The Banana Stand businesses I’ve been writing about are digital content businesses. Today I thought we could talk about the economics of selling lumps of data.
One upon a time, selling information was a lot closer to selling actual bananas. It came in the form of objects which were expensive to create and transport: Scrolls. Books. Videocassettes. Bricks with notes tied to them.
Even then, you could argue about the value of the information being transferred. But the medium had a relatively clear value attached to it, as well as undeniable scarcity. Only 5,000 of these books were printed, and if I have one of them in my library, that’s one less that anyone else can have. If you swipe it from my library, now you have it and I don’t.
Ubiquitous digital storage and transmission changed all this. The cost of producing information stayed more or less the same. But the cost of copying it dropped to essentially zero. Information wants to be free, as they say. Meaning: if information is free to transmit, people will tend to transmit it.

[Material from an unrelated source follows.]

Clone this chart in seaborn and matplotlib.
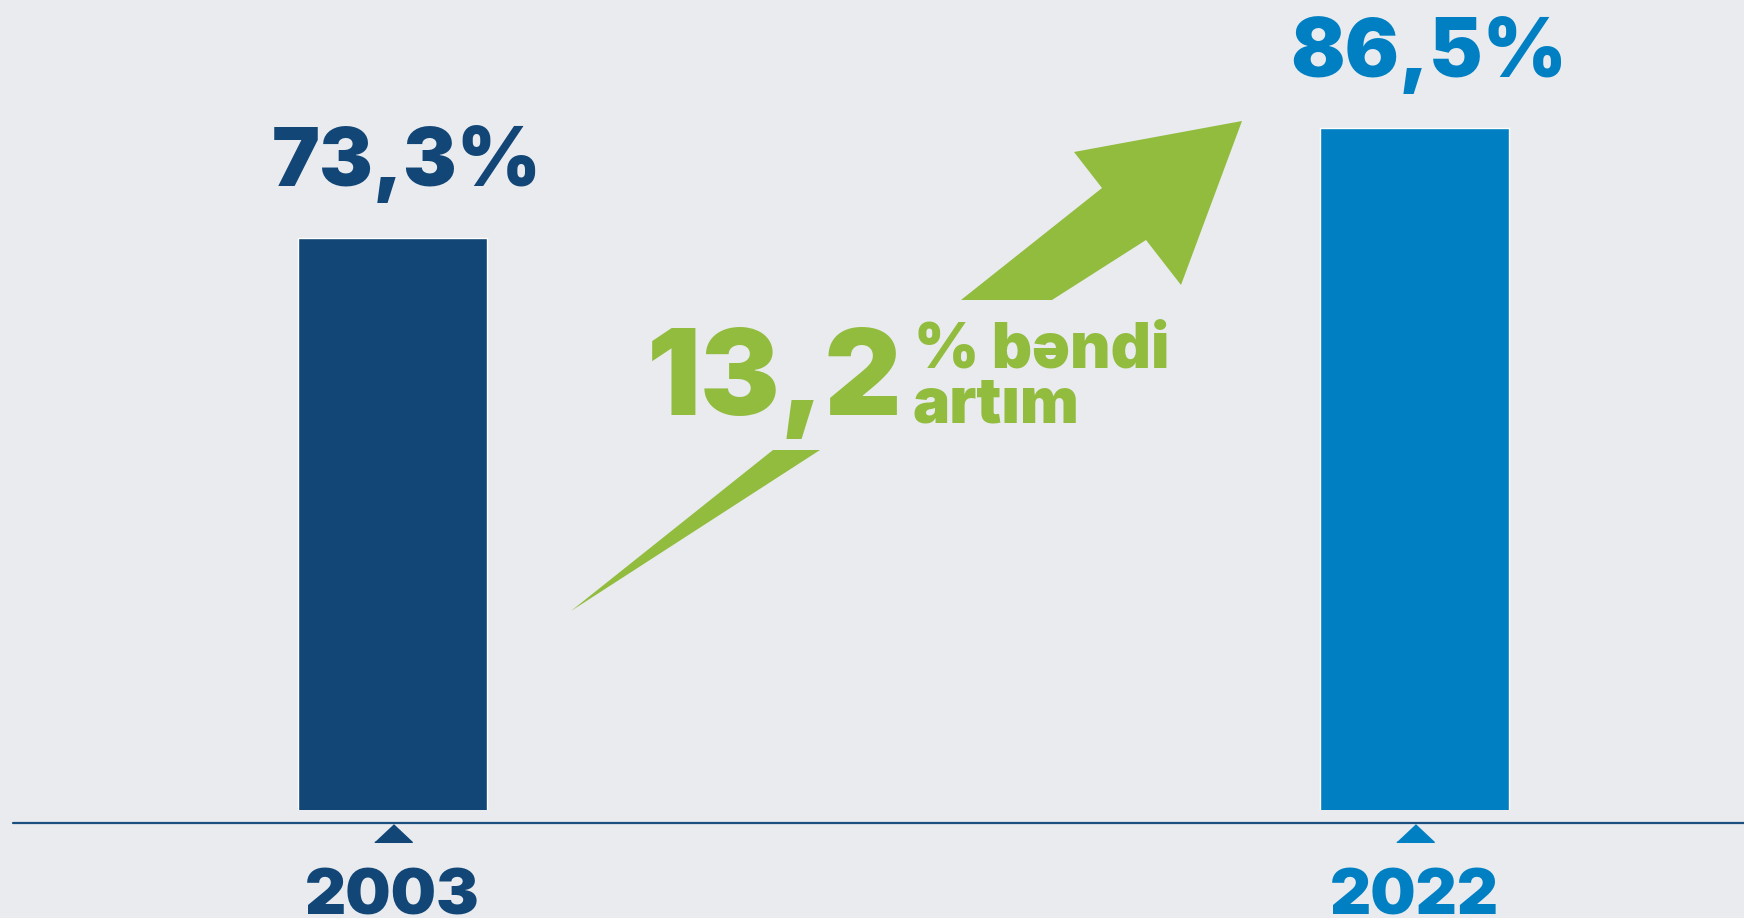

Since then, society in general and publishers in particular have been desperately trying to find ever more clever ways to impose pre-digital scarcity economics on post-scarcity products. Because they understandably still want to get paid. Authors got kids to feed. Record company execs got coke habits to support.
I’ve participated in this pseudo-scarcity economy a fair bit. I’ve sold a lot of e-books. I’ve hosted a subscription-based screencast business in which customers are, ostensibly, trading money for bytes.
It’s a strange world. We pretend a stream of bytes is “worth” some amount of money, and also pretend that this stream of bytes isn’t readily available for free from a coworker who already “owns” it, or on any number of piracy sites. (Piracy is the topic of a different article).
But in the absence of printing costs, what is a book or a video “worth”, anyway?
Maybe a book helps a customer do their work better. Is the book’s worth some function of the economic value of the work the information helped the reader accomplish?
Is it a percentage of the hours the author sunk into it? And if so, what are those hours worth?? Are they worth whatever their current day job salary breaks down to in hourly increments? Or more, because this is their most personal, creative work? Or less, because they enjoy writing it more than they enjoy punching out widgets?
Is it worth whatever the market will bear? Which market? The market of lucratively employed turbo-nerds who are going to expense your boutique tech book to a corporate training budget? Or the market of out-of-work single moms about to lose their apartments who might get a leg up on an interview by reading your book? These markets have very different budgets.
Personally, I find all this “worth”-calculation entirely intractable. You can pull this thread endlessly until you get down to the bedrock of our economic system. Which turns out to be not so much bedrock as a vast cobwebby collective exercise in faith, suspended over the void.
Exhausting. We have books to write and screencasts to produce and smug Instagram photos to post of ourselves at the coffee shop with our laptops, living the “lifestyle business” dream.
After all this time I don’t really know jack about how to price “right”. But I do know this: I’m not focused on getting money-for-information anymore. As much as possible, I’m trying to live in what I think of as the Tote Bag Economy.
What I mean is this: When National Public Radio does a fund drive and I send them money, they send me a tote bag. If I send them more money, maybe they send me a tote bag AND an umbrella. On the face of it, this looks like a pretty clear money-for-stuff transaction: the more money they get, the more stuff I get. And indeed, many of their contributors might well be incentivized by the stuff. It might be the lure that gets people over the line from thinking about it to opening their wallets.
But we all know that when I send NPR money, I’m not trading it for a tote bag. I’m not even trading it for a specific radio program that I listened to, or one that I’m hoping to listen to.
It’s not really about the tote bag. It’s about wanting NPR to keep being NPR and keep making shows about how fonts became Nazi symbols.
Likewise, when I send Jessica Lakritz money for a book of poetry, I don’t actually view it as buying the book. I don’t particularly care about receiving the book, even. I just want to support her in in continuing to inspire people and challenge how we relate to bodies with her physiopoetry.
When it comes to my own work, I make the baseline assumption that anyone who is reasonably motivated can find it for free. Either from a friend or posted on a pirate site.
If I sell a digital book or a video or a course as a “product”, it’s a tote bag. It’s a token. The people who get the most value from my work are also the people who want to see me keep doing what I do.
There are business models that map more directly to the tote bag economy. Patreon is probably the most direct and widespread implementation of “here is money to keep doing the things you do”. With Graceful.Dev, I’m moving further from a model of “money for bytes” and closer to a model of “here is my garden, please support my continued gardening”.
So that’s the Tote Bag Economy. I think it’s a useful way to think about value in a post-scarcity business like digital content. If you find this perspective helpful, let me sell you a tote bag.